In connection with entering into the Purchase Agreement, the Company also entered into a registration rights agreement and an equity commitment agreement, both dated as of August 2, 2016. Pursuant to the registration rights agreement, the Company has agreed to register for resale certain Class A voting common stock issued or issuable to Juneau and Leucadia, including those issuable upon exercise of the Warrants. Leucadia agreed, pursuant to the equity commitment agreement, to purchase a certain number of Class A voting common stock in case the Company elected to pursue an equity offering prior to December 31, 2016. Pursuant to the equity commitment agreement, Leucadia purchased 3,478,261 shares of Class A voting common stock (costing $20 million) through the 2016 Common Stock Offering, which closed on December 22, 2016. In connection with Leucadia’s equity commitment, the Company paid Leucadia on January 3, 2017 a $1.0 million fee, which was recorded as a reduction to additional paid-in capital.

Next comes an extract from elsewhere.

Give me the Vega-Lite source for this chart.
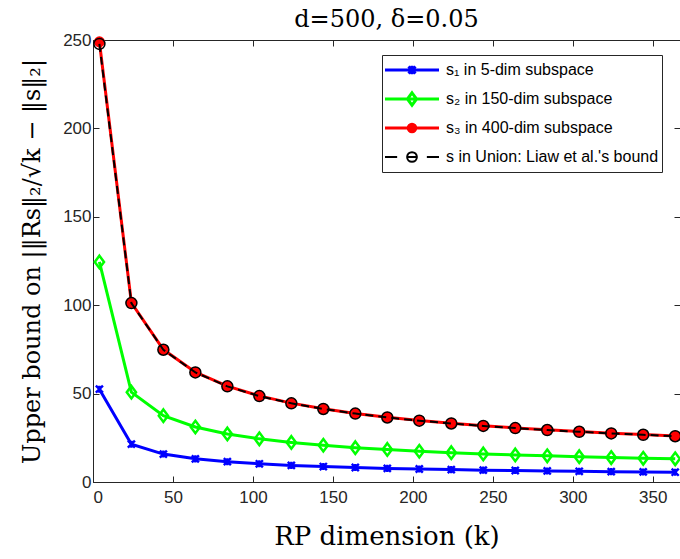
{
  "$schema": "https://vega.github.io/schema/vega-lite/v6.json",
  "width": 587,
  "height": 442,
  "autosize": {"type": "none"},
  "padding": {"left": 93, "top": 40, "right": 0, "bottom": 77},
  "background": "white",
  "title": {"text": "d=500, δ=0.05", "font": "DejaVu Serif", "fontSize": 24, "fontWeight": "normal", "color": "#000000", "anchor": "middle", "frame": "group", "baseline": "alphabetic", "offset": 14, "dy": 34},
  "config": {
    "view": {"stroke": "#262626", "strokeWidth": 1},
    "axis": {"domainColor": "#262626", "tickColor": "#262626", "labelColor": "#262626", "labelFont": "Liberation Sans", "labelFontSize": 17, "grid": false, "titleFont": "DejaVu Serif", "titleFontWeight": "normal", "titleColor": "#000000", "domainWidth": 1, "tickWidth": 1}
  },
  "data": {"values": [
    {"k": 4, "s": "s1", "v": 52.5}, {"k": 24, "s": "s1", "v": 21.4}, {"k": 44, "s": "s1", "v": 15.8}, {"k": 64, "s": "s1", "v": 13.1}, {"k": 84, "s": "s1", "v": 11.5}, {"k": 104, "s": "s1", "v": 10.3}, {"k": 124, "s": "s1", "v": 9.4}, {"k": 144, "s": "s1", "v": 8.75}, {"k": 164, "s": "s1", "v": 8.2}, {"k": 184, "s": "s1", "v": 7.7}, {"k": 204, "s": "s1", "v": 7.35}, {"k": 224, "s": "s1", "v": 7.0}, {"k": 244, "s": "s1", "v": 6.7}, {"k": 264, "s": "s1", "v": 6.5}, {"k": 284, "s": "s1", "v": 6.25}, {"k": 304, "s": "s1", "v": 6.05}, {"k": 324, "s": "s1", "v": 5.85}, {"k": 344, "s": "s1", "v": 5.7}, {"k": 364, "s": "s1", "v": 5.55},
    {"k": 4, "s": "s2", "v": 124.5}, {"k": 24, "s": "s2", "v": 50.8}, {"k": 44, "s": "s2", "v": 37.5}, {"k": 64, "s": "s2", "v": 31.1}, {"k": 84, "s": "s2", "v": 27.2}, {"k": 104, "s": "s2", "v": 24.4}, {"k": 124, "s": "s2", "v": 22.4}, {"k": 144, "s": "s2", "v": 20.8}, {"k": 164, "s": "s2", "v": 19.4}, {"k": 184, "s": "s2", "v": 18.4}, {"k": 204, "s": "s2", "v": 17.4}, {"k": 224, "s": "s2", "v": 16.6}, {"k": 244, "s": "s2", "v": 15.9}, {"k": 264, "s": "s2", "v": 15.3}, {"k": 284, "s": "s2", "v": 14.8}, {"k": 304, "s": "s2", "v": 14.3}, {"k": 324, "s": "s2", "v": 13.8}, {"k": 344, "s": "s2", "v": 13.4}, {"k": 364, "s": "s2", "v": 13.1},
    {"k": 4, "s": "s3", "v": 249.0}, {"k": 24, "s": "s3", "v": 101.4}, {"k": 44, "s": "s3", "v": 74.9}, {"k": 64, "s": "s3", "v": 62.1}, {"k": 84, "s": "s3", "v": 54.2}, {"k": 104, "s": "s3", "v": 48.7}, {"k": 124, "s": "s3", "v": 44.6}, {"k": 144, "s": "s3", "v": 41.4}, {"k": 164, "s": "s3", "v": 38.8}, {"k": 184, "s": "s3", "v": 36.6}, {"k": 204, "s": "s3", "v": 34.8}, {"k": 224, "s": "s3", "v": 33.2}, {"k": 244, "s": "s3", "v": 31.8}, {"k": 264, "s": "s3", "v": 30.6}, {"k": 284, "s": "s3", "v": 29.5}, {"k": 304, "s": "s3", "v": 28.5}, {"k": 324, "s": "s3", "v": 27.6}, {"k": 344, "s": "s3", "v": 26.8}, {"k": 364, "s": "s3", "v": 26.0},
    {"k": 4, "s": "u", "v": 247.8}, {"k": 24, "s": "u", "v": 101.2}, {"k": 44, "s": "u", "v": 74.8}, {"k": 64, "s": "u", "v": 62.0}, {"k": 84, "s": "u", "v": 54.1}, {"k": 104, "s": "u", "v": 48.6}, {"k": 124, "s": "u", "v": 44.5}, {"k": 144, "s": "u", "v": 41.3}, {"k": 164, "s": "u", "v": 38.7}, {"k": 184, "s": "u", "v": 36.5}, {"k": 204, "s": "u", "v": 34.7}, {"k": 224, "s": "u", "v": 33.1}, {"k": 244, "s": "u", "v": 31.7}, {"k": 264, "s": "u", "v": 30.5}, {"k": 284, "s": "u", "v": 29.4}, {"k": 304, "s": "u", "v": 28.4}, {"k": 324, "s": "u", "v": 27.5}, {"k": 344, "s": "u", "v": 26.7}, {"k": 364, "s": "u", "v": 25.9}
  ]},
  "encoding": {
    "x": {"field": "k", "type": "quantitative", "scale": {"domain": [0, 367], "nice": false, "zero": false}, "axis": null},
    "y": {"field": "v", "type": "quantitative", "scale": {"domain": [0, 250], "nice": false}, "axis": null}
  },
  "layer": [
    {
      "transform": [{"filter": "datum.s === 's1'"}],
      "mark": {"type": "line", "strokeWidth": 3},
      "encoding": {
        "x": {"field": "k", "type": "quantitative", "scale": {"domain": [0, 367], "nice": false, "zero": false},
              "axis": {"orient": "bottom", "values": [0, 50, 100, 150, 200, 250, 300, 350], "tickSize": -6, "labelPadding": 13, "title": "RP dimension (k)", "titleFontSize": 26, "titlePadding": 18}},
        "y": {"field": "v", "type": "quantitative", "scale": {"domain": [0, 250], "nice": false},
              "axis": {"orient": "left", "values": [0, 50, 100, 150, 200, 250], "tickSize": -6, "labelPadding": 8, "title": "Upper bound on |‖Rs‖₂/√k − ‖s‖₂|", "titleFontSize": 24, "titlePadding": 18}},
        "color": {"field": "s", "type": "nominal",
          "scale": {"domain": ["s1", "s2", "s3", "u"], "range": ["#0000ff", "#00ff00", "#ff0000", "#000000"]},
          "legend": {
            "orient": "none", "legendX": 289, "legendY": 15, "title": null,
            "padding": 3, "rowPadding": 5, "clipHeight": 24, "symbolSize": 2916, "symbolOffset": 19,
            "labelFont": "Liberation Sans", "labelFontSize": 16, "labelColor": "#000000", "labelOffset": 26, "labelLimit": 400,
            "strokeColor": "#262626", "fillColor": "#ffffff",
            "labelExpr": "datum.value === 's1' ? 's₁ in 5-dim subspace' : datum.value === 's2' ? 's₂ in 150-dim subspace' : datum.value === 's3' ? 's₃ in 400-dim subspace' : \"s in Union: Liaw et al.'s bound\"",
            "encode": {"symbols": {"update": {
              "shape": {"signal": "datum.value === 's1' ? 'M-1,0H1M-0.13,-0.13L0.13,0.13M-0.13,0.13L0.13,-0.13M0,-0.16V0.16' : datum.value === 's2' ? 'M-1,0H1M0,-0.23L0.17,0L0,0.23L-0.17,0Z' : datum.value === 's3' ? 'M-1,0H1M-0.14,0A0.14,0.14,0,1,1,0.14,0A0.14,0.14,0,1,1,-0.14,0Z' : 'M-1,0H-0.55M0.55,0H1M-0.18,0A0.18,0.18,0,1,1,0.18,0A0.18,0.18,0,1,1,-0.18,0ZM-0.18,0H0.18'"},
              "size": {"value": 2916},
              "fill": {"signal": "datum.value === 's3' ? '#ff0000' : 'transparent'"},
              "stroke": {"signal": "datum.value === 's1' ? '#0000ff' : datum.value === 's2' ? '#00ff00' : datum.value === 's3' ? '#ff0000' : '#000000'"},
              "strokeWidth": {"signal": "datum.value === 'u' ? 2 : 3"},
              "opacity": {"value": 1}
            }}}
          }}
      }
    },
    {
      "transform": [{"filter": "datum.s === 's1'"}],
      "mark": {"type": "point", "shape": "M-1,-1L1,1M-1,1L1,-1M0,-1V1", "size": 50, "filled": false, "stroke": "#0000ff", "strokeWidth": 2.4, "opacity": 1},
      "encoding": {
        "x": {"field": "k", "type": "quantitative", "axis": {"orient": "top", "labels": false, "domain": false, "values": [0, 50, 100, 150, 200, 250, 300, 350], "tickSize": -6, "title": null}},
        "y": {"field": "v", "type": "quantitative", "axis": {"orient": "right", "labels": false, "domain": false, "values": [0, 50, 100, 150, 200, 250], "tickSize": -6, "title": null}}
      }
    },
    {
      "transform": [{"filter": "datum.s === 's2'"}],
      "mark": {"type": "line", "strokeWidth": 3},
      "encoding": {"color": {"field": "s", "type": "nominal"}}
    },
    {
      "transform": [{"filter": "datum.s === 's2'"}],
      "mark": {"type": "point", "shape": "M0,-1L0.74,0L0,1L-0.74,0Z", "size": 156, "filled": false, "stroke": "#00ff00", "strokeWidth": 2.5, "opacity": 1}
    },
    {
      "transform": [{"filter": "datum.s === 's3'"}],
      "mark": {"type": "line", "strokeWidth": 3},
      "encoding": {"color": {"field": "s", "type": "nominal"}}
    },
    {
      "transform": [{"filter": "datum.s === 's3'"}],
      "mark": {"type": "point", "shape": "circle", "size": 121, "filled": true, "fill": "#ff0000", "strokeWidth": 0, "opacity": 1}
    },
    {
      "transform": [{"filter": "datum.s === 'u'"}],
      "mark": {"type": "line", "strokeWidth": 2, "strokeDash": [8, 5]},
      "encoding": {"color": {"field": "s", "type": "nominal"}}
    },
    {
      "transform": [{"filter": "datum.s === 'u'"}],
      "mark": {"type": "point", "shape": "circle", "size": 121, "filled": false, "stroke": "#000000", "strokeWidth": 1.5, "opacity": 1}
    }
  ]
}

In the event Leucadia purchased not less than its commitment amount, the Company agreed to use commercially reasonable efforts to enter into arrangements to provide Leucadia with the right to appoint one director to the Board of the Company, provided that such right will terminate at such time as Leucadia and its affiliates own a number of shares of Class A voting common stock equal to less than 50% of the shares purchased by Leucadia and its affiliates in such offering. Leucadia has elected to take an observer position on the board of directors, with no voting rights.

EF Realisation

 

On October 26, 2016, the Company entered into a Board Representation Agreement (the “Board Representation Agreement”) with EF Realisation Company Limited (“EF Realisation”). Under the Board Representation Agreement, for as long as EF Realisation, together with its affiliates, beneficially owns 15% or more of the issued and outstanding shares of the Company’s Class A voting common stock, it has the right to nominate up to, but no more than, two directors to serve on the Board and for as long as EF Realisation, together with its affiliates, beneficially owns at least 10% but less than 15% of the Company’s issued and outstanding shares of Class A voting common stock, it has the right to nominate up to, but no more than, one director to serve on the Board.

 

On October 26, 2016, the Company entered into a Registration Rights Agreement with EF Realisation, pursuant to which the Company agreed to register for resale Class A voting common stock indirectly owned by EF Realisation. The Company agreed to file a registration statement providing for the resale of Class A voting common stock held by EF Realisation no later than the earlier of (i) October 26, 2017, and (ii) 30 days after the date the Company first becomes eligible to file a registration statement on Form S-3.  The Form S-3 registration statement was filed with the Securities and Exchange Commission on November 7, 2017, and is effective. The Company has also granted EF Realisation certain piggyback and demand registration rights.

 

Amendment of Registration Rights Agreement

 

In connection with the consummation of the Battlecat Acquisition, the Marquis Acquisition and the Purchase Agreement, on June 15, 2017, the Company entered into (i) a first amendment to the registration rights agreement (the “Leucadia RRA Amendment”) with Leucadia and JETX Energy, LLC (f/k/a Juneau Energy, LLC), which amends the registration rights agreement, dated as of August 2, 2016, by and among the same parties, and (ii) a first amendment to registration rights agreement (the “EF RRA Amendment” and, together with the Leucadia RRA Amendment, the “RRA Amendments”) with EF Realisation, which amends the registration rights agreement, dated as of October 26, 2016, by and between the same parties. The RRA Amendments set forth the relative priorities, with respect to demand and piggyback registration rights, among each applicable party thereto, Battlecat, Marquis and Chambers under their respective registration rights agreements with the Company.

 

Other Related Party Transactions

 

Butterfly Flaps, Ltd, a company in which Dr. Christopher Rowland (a director of the Company) owns an interest, has performed consultancy work for the Company since 2013 covering various strategic, tax structuring and investor matters at a cost of approximately $25,000 per quarter.  The consulting arrangement terminated effective December 31, 2016.

 

New Tech Global Ventures, LLC, a company in which Daniel R. Lockwood (a director of the Company) owns a limited partnership interest, has provided field engineering staff and consultancy services for the Company since 2013. The total cost for such services was approximately $1,015 and $655 thousand for the years ended December 31, 2017 and 2016, respectively.